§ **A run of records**
▬▬▬

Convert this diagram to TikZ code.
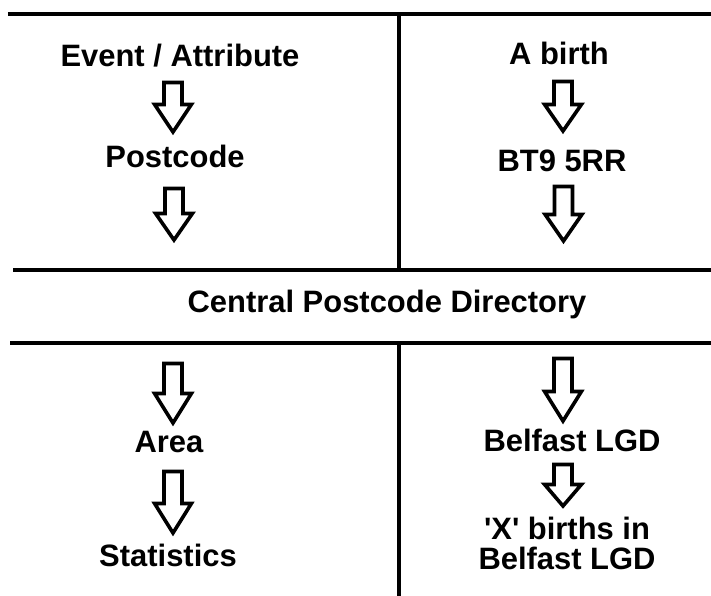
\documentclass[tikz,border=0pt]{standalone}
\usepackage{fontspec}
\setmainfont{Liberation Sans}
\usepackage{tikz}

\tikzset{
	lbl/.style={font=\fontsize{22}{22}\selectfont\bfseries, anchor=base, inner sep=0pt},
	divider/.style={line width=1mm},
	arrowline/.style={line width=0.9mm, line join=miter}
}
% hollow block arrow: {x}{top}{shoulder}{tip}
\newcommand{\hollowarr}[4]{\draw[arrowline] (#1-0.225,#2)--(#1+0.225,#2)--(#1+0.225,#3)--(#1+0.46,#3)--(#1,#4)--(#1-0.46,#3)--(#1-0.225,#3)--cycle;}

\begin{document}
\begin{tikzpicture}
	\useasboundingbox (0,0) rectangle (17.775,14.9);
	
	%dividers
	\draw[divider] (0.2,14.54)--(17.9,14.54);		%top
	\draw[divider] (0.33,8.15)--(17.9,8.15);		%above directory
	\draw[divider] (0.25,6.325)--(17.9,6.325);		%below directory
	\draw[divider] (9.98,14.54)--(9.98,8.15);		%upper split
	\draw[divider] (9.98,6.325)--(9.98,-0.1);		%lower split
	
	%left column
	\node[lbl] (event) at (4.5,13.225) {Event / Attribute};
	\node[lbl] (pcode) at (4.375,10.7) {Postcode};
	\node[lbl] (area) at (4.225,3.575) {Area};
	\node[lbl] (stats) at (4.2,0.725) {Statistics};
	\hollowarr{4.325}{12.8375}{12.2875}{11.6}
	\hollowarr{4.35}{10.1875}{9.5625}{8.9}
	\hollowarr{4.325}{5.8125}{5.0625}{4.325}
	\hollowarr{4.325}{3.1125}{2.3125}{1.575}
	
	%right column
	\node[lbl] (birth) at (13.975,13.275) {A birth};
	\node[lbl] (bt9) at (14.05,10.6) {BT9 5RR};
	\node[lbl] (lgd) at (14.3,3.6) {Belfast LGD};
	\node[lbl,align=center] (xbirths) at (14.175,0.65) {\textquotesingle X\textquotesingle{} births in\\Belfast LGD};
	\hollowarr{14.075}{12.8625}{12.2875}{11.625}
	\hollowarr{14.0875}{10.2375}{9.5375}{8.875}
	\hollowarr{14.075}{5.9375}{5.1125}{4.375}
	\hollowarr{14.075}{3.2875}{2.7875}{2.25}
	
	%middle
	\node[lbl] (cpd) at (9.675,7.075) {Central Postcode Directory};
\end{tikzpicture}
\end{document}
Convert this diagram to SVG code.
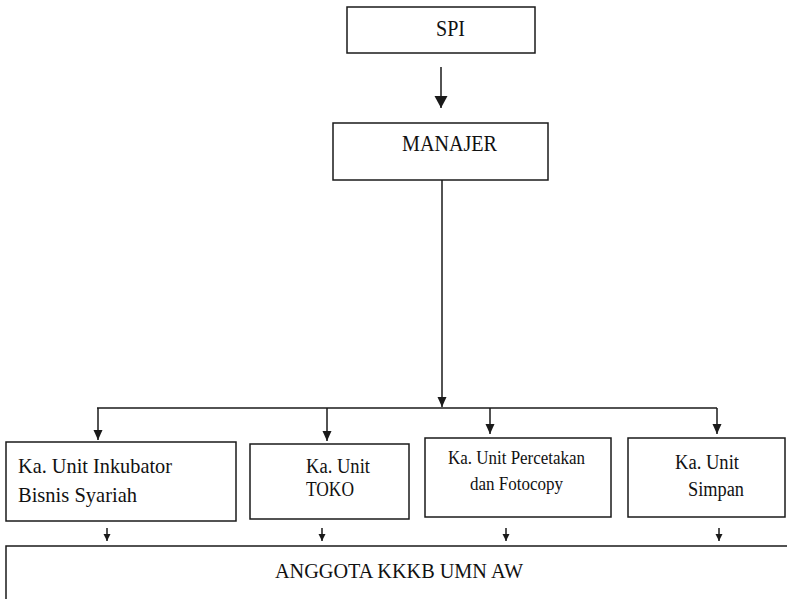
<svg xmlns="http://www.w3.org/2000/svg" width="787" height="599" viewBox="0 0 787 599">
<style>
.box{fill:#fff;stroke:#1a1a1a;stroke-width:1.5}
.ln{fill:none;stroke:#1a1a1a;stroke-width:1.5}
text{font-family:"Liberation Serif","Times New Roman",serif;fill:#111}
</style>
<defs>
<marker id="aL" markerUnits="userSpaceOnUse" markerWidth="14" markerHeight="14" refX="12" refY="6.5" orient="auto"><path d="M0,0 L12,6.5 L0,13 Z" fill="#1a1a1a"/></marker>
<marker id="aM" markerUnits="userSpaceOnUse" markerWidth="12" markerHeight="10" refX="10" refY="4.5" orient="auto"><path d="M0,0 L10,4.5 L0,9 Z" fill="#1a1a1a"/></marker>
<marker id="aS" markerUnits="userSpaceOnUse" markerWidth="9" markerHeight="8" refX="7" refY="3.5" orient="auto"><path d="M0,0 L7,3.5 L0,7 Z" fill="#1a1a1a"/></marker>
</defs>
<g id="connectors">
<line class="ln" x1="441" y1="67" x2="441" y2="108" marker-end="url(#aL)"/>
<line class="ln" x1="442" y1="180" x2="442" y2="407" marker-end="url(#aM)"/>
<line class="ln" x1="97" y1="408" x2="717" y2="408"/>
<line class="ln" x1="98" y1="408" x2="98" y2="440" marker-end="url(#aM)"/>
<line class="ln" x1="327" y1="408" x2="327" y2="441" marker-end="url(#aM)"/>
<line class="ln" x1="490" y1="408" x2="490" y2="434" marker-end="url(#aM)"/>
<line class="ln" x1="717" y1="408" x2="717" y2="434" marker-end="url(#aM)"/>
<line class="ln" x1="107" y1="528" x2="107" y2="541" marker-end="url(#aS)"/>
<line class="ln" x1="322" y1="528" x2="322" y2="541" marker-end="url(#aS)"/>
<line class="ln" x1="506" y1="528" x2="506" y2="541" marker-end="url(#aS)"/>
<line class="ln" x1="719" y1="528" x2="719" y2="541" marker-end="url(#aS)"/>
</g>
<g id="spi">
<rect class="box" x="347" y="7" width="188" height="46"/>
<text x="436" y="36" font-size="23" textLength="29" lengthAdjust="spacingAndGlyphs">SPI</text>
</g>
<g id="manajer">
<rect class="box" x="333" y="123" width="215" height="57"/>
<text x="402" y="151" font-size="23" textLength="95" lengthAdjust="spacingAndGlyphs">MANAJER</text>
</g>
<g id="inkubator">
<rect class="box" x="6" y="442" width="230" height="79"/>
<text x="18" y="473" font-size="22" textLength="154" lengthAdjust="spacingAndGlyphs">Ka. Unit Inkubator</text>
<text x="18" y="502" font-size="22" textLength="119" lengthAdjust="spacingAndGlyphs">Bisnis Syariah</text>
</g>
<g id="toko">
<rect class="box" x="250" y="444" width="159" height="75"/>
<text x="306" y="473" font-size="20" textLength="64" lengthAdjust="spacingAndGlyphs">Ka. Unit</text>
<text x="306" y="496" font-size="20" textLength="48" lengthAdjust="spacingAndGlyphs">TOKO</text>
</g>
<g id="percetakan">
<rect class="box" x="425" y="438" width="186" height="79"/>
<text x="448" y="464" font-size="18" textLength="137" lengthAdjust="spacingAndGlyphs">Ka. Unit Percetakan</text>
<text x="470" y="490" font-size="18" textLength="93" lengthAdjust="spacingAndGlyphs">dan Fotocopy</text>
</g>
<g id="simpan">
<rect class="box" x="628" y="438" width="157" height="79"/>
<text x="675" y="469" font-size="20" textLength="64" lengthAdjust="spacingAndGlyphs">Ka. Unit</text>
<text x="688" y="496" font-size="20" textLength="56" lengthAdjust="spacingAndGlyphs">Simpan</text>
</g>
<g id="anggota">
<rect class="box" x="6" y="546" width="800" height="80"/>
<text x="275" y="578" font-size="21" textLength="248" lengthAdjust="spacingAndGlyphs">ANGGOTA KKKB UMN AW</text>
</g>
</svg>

▬▬▬

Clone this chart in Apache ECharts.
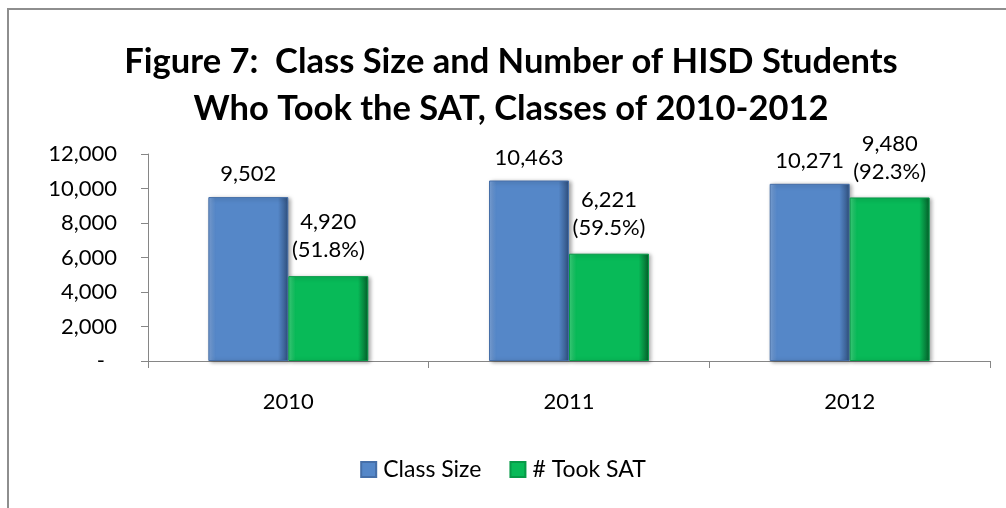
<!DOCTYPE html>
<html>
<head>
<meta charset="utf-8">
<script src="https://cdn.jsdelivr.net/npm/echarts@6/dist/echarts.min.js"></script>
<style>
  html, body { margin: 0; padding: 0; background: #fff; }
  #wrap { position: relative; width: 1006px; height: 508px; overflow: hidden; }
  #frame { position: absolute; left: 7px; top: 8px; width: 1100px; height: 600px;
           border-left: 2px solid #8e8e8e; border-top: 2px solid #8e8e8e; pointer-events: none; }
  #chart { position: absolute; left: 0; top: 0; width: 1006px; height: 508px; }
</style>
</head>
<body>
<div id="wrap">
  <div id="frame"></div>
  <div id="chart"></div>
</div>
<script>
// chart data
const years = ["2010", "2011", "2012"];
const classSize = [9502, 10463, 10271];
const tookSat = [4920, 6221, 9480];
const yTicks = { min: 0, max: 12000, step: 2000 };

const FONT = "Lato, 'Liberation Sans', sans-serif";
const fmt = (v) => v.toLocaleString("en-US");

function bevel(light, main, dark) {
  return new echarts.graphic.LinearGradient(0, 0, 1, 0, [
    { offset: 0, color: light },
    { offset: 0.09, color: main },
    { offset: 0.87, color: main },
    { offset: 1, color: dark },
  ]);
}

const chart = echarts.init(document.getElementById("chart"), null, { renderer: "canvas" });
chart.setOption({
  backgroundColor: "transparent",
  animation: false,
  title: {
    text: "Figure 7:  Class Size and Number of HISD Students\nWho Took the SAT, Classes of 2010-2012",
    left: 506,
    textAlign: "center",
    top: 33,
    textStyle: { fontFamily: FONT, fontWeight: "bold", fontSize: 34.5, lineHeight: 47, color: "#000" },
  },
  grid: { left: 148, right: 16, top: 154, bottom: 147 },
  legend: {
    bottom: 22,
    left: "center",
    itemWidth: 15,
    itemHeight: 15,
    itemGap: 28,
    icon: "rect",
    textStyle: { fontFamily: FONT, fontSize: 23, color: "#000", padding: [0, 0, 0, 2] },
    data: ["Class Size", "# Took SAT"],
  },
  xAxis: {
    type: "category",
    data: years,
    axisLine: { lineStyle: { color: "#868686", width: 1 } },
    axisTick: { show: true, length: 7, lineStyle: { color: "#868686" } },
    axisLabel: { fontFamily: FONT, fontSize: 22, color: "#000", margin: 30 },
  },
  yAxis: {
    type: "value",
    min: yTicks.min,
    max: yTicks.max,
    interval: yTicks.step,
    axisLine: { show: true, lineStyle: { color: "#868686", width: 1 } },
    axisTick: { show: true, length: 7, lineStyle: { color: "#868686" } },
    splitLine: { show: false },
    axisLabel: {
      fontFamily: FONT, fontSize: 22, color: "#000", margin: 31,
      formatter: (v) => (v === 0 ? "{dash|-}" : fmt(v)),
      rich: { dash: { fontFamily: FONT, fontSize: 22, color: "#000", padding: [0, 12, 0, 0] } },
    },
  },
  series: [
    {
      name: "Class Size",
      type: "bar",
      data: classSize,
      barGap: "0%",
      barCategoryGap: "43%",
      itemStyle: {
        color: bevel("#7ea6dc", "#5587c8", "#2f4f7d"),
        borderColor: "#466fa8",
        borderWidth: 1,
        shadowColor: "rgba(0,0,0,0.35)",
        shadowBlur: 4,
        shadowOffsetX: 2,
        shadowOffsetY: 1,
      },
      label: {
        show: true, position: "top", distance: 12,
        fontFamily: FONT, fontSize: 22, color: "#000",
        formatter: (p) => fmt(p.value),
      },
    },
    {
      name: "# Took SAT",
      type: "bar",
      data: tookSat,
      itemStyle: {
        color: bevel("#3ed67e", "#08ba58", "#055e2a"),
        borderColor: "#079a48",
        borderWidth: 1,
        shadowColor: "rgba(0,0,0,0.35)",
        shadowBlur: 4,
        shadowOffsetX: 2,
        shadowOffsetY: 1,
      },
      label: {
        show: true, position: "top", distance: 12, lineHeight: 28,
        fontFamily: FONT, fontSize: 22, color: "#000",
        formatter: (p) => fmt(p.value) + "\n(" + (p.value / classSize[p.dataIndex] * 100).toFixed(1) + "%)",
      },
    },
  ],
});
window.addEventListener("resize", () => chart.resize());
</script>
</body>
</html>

▬▬▬

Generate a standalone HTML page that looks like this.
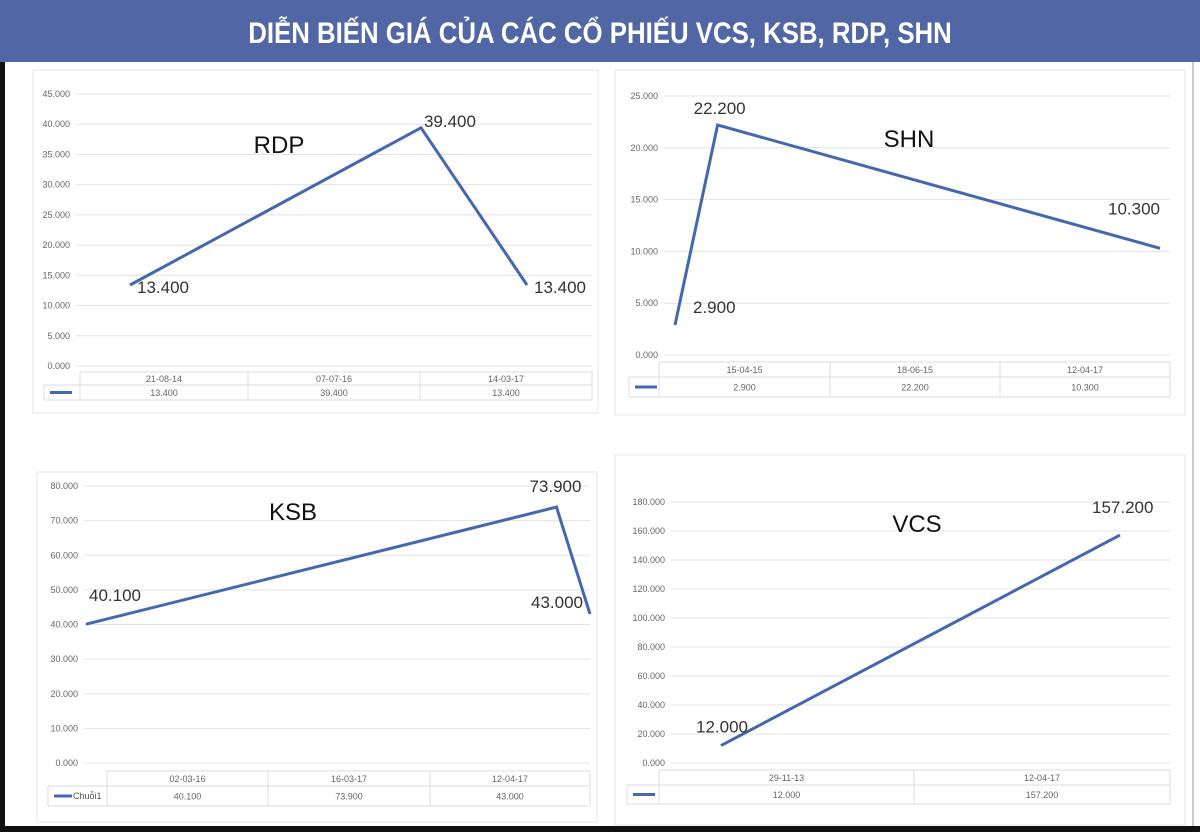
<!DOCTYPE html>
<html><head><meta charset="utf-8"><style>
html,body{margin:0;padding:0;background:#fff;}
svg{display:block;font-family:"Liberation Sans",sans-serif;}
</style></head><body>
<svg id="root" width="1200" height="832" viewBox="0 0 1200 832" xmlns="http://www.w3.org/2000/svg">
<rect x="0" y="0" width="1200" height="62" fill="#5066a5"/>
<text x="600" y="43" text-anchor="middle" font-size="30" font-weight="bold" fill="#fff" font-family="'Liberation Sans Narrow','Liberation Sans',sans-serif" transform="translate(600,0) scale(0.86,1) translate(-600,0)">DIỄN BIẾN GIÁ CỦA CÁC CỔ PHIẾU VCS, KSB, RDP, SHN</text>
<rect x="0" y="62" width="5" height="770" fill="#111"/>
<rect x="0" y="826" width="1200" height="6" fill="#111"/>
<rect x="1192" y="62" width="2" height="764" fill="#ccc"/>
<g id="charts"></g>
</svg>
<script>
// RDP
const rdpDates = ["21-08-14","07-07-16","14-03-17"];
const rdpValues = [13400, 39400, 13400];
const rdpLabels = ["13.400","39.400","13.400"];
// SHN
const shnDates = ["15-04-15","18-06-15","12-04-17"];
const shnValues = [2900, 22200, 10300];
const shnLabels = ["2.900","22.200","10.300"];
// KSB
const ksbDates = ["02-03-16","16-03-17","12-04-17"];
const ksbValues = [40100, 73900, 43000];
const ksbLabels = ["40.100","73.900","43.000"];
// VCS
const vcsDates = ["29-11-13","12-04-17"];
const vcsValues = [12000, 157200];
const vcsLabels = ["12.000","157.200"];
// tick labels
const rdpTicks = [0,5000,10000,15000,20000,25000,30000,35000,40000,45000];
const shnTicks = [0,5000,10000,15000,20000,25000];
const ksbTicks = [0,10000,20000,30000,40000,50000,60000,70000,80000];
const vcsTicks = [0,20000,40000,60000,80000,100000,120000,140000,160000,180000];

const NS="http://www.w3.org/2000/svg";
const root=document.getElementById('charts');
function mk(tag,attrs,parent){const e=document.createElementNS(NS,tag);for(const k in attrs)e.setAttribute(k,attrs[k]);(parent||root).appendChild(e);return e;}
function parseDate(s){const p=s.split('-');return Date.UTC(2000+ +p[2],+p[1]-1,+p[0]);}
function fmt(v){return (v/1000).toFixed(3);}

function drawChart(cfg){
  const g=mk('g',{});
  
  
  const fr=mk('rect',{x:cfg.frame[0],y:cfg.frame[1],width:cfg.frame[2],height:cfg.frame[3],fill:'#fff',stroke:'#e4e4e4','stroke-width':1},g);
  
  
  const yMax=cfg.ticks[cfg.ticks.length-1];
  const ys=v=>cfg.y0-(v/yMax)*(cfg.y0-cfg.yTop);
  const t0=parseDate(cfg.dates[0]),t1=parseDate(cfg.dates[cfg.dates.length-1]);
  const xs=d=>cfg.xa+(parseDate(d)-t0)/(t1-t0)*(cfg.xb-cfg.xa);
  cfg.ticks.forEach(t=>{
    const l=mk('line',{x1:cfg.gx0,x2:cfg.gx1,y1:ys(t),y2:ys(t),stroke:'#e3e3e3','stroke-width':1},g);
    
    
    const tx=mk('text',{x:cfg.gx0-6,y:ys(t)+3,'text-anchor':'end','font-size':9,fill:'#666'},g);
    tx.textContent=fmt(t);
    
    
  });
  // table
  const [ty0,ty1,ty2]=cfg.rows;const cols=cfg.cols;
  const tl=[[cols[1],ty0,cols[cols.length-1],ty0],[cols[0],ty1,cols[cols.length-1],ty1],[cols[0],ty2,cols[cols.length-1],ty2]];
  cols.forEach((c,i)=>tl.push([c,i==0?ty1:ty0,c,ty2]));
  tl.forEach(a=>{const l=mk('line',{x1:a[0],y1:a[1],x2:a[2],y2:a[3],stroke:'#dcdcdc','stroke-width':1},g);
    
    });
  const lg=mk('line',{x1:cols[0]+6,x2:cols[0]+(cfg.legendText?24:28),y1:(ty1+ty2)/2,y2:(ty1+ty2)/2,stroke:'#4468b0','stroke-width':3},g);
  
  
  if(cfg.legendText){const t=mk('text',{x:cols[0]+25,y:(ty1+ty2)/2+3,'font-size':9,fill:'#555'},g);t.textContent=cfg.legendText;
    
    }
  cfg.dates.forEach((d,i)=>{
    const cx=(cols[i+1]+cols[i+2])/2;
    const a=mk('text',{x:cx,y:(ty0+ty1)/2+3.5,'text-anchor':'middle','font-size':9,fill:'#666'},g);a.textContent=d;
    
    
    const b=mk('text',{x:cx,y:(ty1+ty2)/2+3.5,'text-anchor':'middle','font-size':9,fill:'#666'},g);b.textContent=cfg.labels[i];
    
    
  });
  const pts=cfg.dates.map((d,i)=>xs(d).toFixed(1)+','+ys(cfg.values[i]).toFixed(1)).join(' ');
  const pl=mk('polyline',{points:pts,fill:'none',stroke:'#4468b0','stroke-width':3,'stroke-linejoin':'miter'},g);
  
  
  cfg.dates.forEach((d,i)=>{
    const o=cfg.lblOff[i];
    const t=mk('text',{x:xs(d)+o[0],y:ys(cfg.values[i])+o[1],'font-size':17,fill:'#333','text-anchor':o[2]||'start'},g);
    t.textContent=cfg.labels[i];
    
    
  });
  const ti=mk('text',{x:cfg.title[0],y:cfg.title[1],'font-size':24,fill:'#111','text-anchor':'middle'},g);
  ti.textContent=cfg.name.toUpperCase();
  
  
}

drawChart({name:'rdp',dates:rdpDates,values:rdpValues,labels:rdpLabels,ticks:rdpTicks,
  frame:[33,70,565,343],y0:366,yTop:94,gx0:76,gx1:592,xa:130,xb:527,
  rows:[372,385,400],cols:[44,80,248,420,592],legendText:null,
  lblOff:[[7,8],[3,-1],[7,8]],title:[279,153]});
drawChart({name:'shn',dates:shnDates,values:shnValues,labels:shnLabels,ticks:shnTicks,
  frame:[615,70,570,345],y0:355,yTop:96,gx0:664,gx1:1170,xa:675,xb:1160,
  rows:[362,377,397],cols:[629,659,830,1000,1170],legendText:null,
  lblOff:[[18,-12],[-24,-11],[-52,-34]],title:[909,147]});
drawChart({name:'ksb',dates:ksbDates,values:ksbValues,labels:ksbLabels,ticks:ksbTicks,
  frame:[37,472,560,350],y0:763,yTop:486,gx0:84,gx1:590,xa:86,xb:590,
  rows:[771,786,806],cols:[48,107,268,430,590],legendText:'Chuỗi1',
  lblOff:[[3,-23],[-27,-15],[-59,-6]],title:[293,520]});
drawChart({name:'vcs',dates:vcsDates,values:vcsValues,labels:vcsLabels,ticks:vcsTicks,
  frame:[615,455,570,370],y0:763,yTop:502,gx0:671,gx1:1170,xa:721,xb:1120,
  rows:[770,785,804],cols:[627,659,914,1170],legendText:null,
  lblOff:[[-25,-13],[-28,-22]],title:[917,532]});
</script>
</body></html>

▬▬▬

§ **The request**
Nothing but the lines from the one with "Convert this diagram to TikZ code." through the one with "(0,0) rectangle (17.775,14.9);" is to be copied, exactly and ends included. Leave pictures out.

§ **Response**
Convert this diagram to TikZ code.
\documentclass[tikz,border=0pt]{standalone}
\usepackage{fontspec}
\setmainfont{Liberation Sans}
\usepackage{tikz}

\tikzset{
	lbl/.style={font=\fontsize{22}{22}\selectfont\bfseries, anchor=base, inner sep=0pt},
	divider/.style={line width=1mm},
	arrowline/.style={line width=0.9mm, line join=miter}
}
% hollow block arrow: {x}{top}{shoulder}{tip}
\newcommand{\hollowarr}[4]{\draw[arrowline] (#1-0.225,#2)--(#1+0.225,#2)--(#1+0.225,#3)--(#1+0.46,#3)--(#1,#4)--(#1-0.46,#3)--(#1-0.225,#3)--cycle;}

\begin{document}
\begin{tikzpicture}
	\useasboundingbox (0,0) rectangle (17.775,14.9);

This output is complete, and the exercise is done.